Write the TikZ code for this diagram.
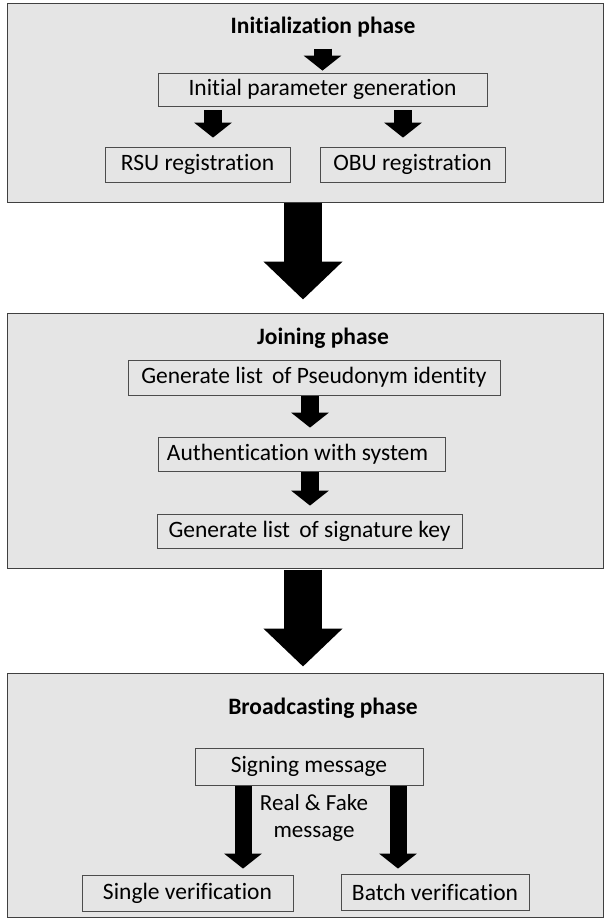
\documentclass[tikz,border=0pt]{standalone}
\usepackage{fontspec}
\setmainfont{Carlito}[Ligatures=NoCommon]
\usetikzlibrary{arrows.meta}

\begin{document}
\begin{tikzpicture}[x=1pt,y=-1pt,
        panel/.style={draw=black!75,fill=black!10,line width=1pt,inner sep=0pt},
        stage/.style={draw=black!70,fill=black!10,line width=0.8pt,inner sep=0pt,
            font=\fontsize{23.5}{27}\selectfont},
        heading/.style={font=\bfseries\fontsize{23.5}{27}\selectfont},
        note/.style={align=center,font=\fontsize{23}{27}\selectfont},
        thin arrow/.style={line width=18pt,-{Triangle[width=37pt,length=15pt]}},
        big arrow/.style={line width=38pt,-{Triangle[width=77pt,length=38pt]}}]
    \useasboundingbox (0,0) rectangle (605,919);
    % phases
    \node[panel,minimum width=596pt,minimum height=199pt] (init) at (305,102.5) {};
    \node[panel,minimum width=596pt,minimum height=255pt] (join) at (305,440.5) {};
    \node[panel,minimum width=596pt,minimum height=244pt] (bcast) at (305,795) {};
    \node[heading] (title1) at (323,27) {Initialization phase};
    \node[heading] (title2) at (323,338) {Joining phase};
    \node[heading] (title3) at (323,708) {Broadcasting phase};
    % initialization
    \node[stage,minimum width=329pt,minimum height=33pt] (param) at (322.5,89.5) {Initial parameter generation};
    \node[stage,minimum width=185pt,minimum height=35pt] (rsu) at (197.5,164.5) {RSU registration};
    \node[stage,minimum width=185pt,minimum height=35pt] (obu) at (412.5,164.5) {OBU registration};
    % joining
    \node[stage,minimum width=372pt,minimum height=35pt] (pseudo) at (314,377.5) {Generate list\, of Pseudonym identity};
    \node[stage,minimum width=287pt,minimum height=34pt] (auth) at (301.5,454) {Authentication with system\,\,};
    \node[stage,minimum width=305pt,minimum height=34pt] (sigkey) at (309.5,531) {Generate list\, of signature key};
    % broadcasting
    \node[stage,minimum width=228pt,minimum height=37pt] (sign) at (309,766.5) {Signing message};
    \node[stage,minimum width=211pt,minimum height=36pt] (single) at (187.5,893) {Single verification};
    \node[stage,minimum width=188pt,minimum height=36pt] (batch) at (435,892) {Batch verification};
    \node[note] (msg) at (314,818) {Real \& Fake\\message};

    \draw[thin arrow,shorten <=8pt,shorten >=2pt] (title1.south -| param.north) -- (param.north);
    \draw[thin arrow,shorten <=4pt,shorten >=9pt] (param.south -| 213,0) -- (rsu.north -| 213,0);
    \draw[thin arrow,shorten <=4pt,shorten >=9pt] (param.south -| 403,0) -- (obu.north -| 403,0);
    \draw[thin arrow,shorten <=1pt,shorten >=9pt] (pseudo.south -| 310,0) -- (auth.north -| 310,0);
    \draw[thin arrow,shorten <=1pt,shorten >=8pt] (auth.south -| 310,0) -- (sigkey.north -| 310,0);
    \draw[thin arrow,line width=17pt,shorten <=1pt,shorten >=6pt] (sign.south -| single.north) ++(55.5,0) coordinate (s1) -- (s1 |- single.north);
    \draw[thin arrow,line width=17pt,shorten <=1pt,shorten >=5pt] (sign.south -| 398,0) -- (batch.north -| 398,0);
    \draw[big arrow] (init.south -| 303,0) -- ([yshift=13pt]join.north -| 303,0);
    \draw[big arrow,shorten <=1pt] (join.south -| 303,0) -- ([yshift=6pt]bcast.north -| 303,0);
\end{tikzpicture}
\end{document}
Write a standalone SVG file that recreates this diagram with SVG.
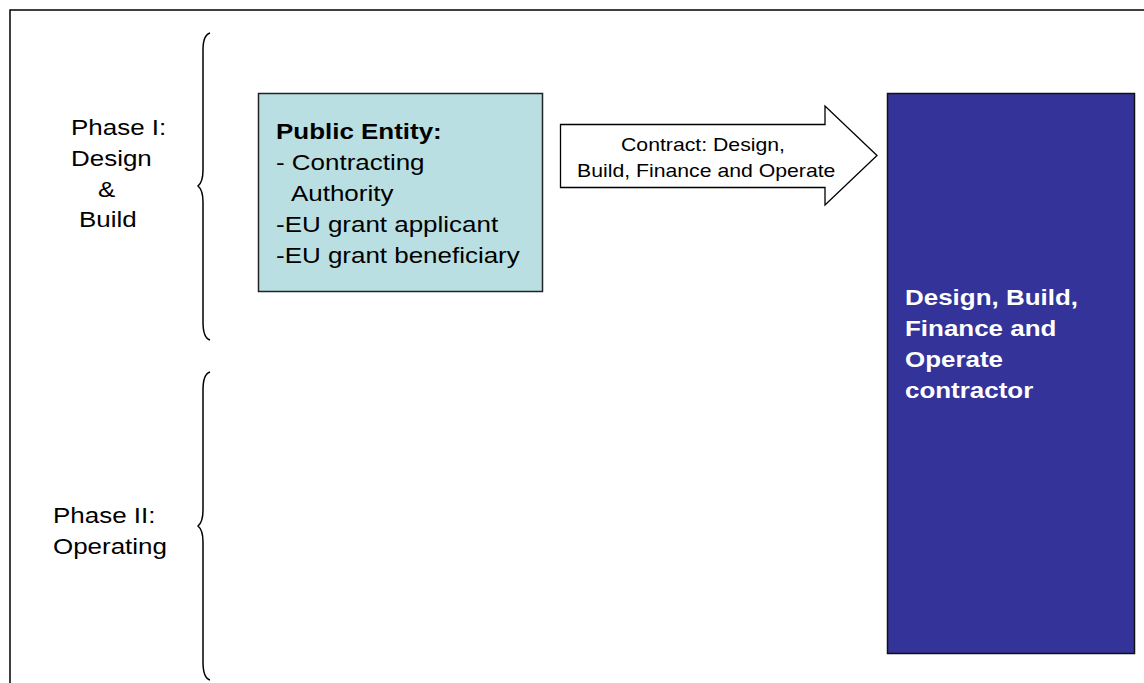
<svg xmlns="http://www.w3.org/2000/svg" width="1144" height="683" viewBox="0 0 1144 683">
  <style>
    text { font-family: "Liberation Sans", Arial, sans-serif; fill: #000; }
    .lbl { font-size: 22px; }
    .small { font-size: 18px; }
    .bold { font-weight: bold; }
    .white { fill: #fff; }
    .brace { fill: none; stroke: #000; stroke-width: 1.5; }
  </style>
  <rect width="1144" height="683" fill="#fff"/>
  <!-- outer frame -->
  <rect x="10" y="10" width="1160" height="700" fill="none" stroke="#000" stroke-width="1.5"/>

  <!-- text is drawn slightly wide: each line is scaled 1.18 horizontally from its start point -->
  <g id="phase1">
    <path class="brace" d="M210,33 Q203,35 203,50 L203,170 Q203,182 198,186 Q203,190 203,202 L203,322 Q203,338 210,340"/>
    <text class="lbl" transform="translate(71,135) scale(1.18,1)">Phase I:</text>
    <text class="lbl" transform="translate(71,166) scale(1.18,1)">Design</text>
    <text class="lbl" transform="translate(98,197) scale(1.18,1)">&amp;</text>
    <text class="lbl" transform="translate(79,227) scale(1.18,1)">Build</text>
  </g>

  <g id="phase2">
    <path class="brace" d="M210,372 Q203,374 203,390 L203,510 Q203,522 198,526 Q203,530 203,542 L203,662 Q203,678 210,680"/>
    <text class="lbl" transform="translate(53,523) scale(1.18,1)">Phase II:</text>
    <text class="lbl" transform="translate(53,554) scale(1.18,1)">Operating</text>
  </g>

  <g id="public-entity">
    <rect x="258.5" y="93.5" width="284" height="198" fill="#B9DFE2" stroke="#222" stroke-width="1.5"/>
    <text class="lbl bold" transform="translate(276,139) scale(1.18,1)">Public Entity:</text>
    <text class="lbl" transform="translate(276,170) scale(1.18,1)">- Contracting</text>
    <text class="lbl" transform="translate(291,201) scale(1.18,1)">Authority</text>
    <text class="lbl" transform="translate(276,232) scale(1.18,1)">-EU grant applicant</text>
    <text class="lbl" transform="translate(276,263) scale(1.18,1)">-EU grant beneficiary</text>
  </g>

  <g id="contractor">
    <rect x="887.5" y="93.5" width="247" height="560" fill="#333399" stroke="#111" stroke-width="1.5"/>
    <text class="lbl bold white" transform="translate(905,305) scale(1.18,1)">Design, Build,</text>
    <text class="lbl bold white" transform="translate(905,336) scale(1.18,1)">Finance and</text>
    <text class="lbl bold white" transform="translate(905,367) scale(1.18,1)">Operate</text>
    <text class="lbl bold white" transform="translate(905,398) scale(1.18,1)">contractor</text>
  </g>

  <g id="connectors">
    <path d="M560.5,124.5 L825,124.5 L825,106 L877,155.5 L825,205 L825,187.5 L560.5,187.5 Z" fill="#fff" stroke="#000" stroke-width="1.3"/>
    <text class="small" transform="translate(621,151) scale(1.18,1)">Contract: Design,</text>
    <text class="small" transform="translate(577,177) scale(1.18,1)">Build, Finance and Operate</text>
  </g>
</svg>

___

## BRIEF
Set down word for word the lines from the first entry through the line with "(msg) at (314,818)", both included, omitting pictures.

## TASK SOLUTION
Write the TikZ code for this diagram.
\documentclass[tikz,border=0pt]{standalone}
\usepackage{fontspec}
\setmainfont{Carlito}[Ligatures=NoCommon]
\usetikzlibrary{arrows.meta}

\begin{document}
\begin{tikzpicture}[x=1pt,y=-1pt,
        panel/.style={draw=black!75,fill=black!10,line width=1pt,inner sep=0pt},
        stage/.style={draw=black!70,fill=black!10,line width=0.8pt,inner sep=0pt,
            font=\fontsize{23.5}{27}\selectfont},
        heading/.style={font=\bfseries\fontsize{23.5}{27}\selectfont},
        note/.style={align=center,font=\fontsize{23}{27}\selectfont},
        thin arrow/.style={line width=18pt,-{Triangle[width=37pt,length=15pt]}},
        big arrow/.style={line width=38pt,-{Triangle[width=77pt,length=38pt]}}]
    \useasboundingbox (0,0) rectangle (605,919);
    % phases
    \node[panel,minimum width=596pt,minimum height=199pt] (init) at (305,102.5) {};
    \node[panel,minimum width=596pt,minimum height=255pt] (join) at (305,440.5) {};
    \node[panel,minimum width=596pt,minimum height=244pt] (bcast) at (305,795) {};
    \node[heading] (title1) at (323,27) {Initialization phase};
    \node[heading] (title2) at (323,338) {Joining phase};
    \node[heading] (title3) at (323,708) {Broadcasting phase};
    % initialization
    \node[stage,minimum width=329pt,minimum height=33pt] (param) at (322.5,89.5) {Initial parameter generation};
    \node[stage,minimum width=185pt,minimum height=35pt] (rsu) at (197.5,164.5) {RSU registration};
    \node[stage,minimum width=185pt,minimum height=35pt] (obu) at (412.5,164.5) {OBU registration};
    % joining
    \node[stage,minimum width=372pt,minimum height=35pt] (pseudo) at (314,377.5) {Generate list\, of Pseudonym identity};
    \node[stage,minimum width=287pt,minimum height=34pt] (auth) at (301.5,454) {Authentication with system\,\,};
    \node[stage,minimum width=305pt,minimum height=34pt] (sigkey) at (309.5,531) {Generate list\, of signature key};
    % broadcasting
    \node[stage,minimum width=228pt,minimum height=37pt] (sign) at (309,766.5) {Signing message};
    \node[stage,minimum width=211pt,minimum height=36pt] (single) at (187.5,893) {Single verification};
    \node[stage,minimum width=188pt,minimum height=36pt] (batch) at (435,892) {Batch verification};
    \node[note] (msg) at (314,818) {Real \& Fake\\message};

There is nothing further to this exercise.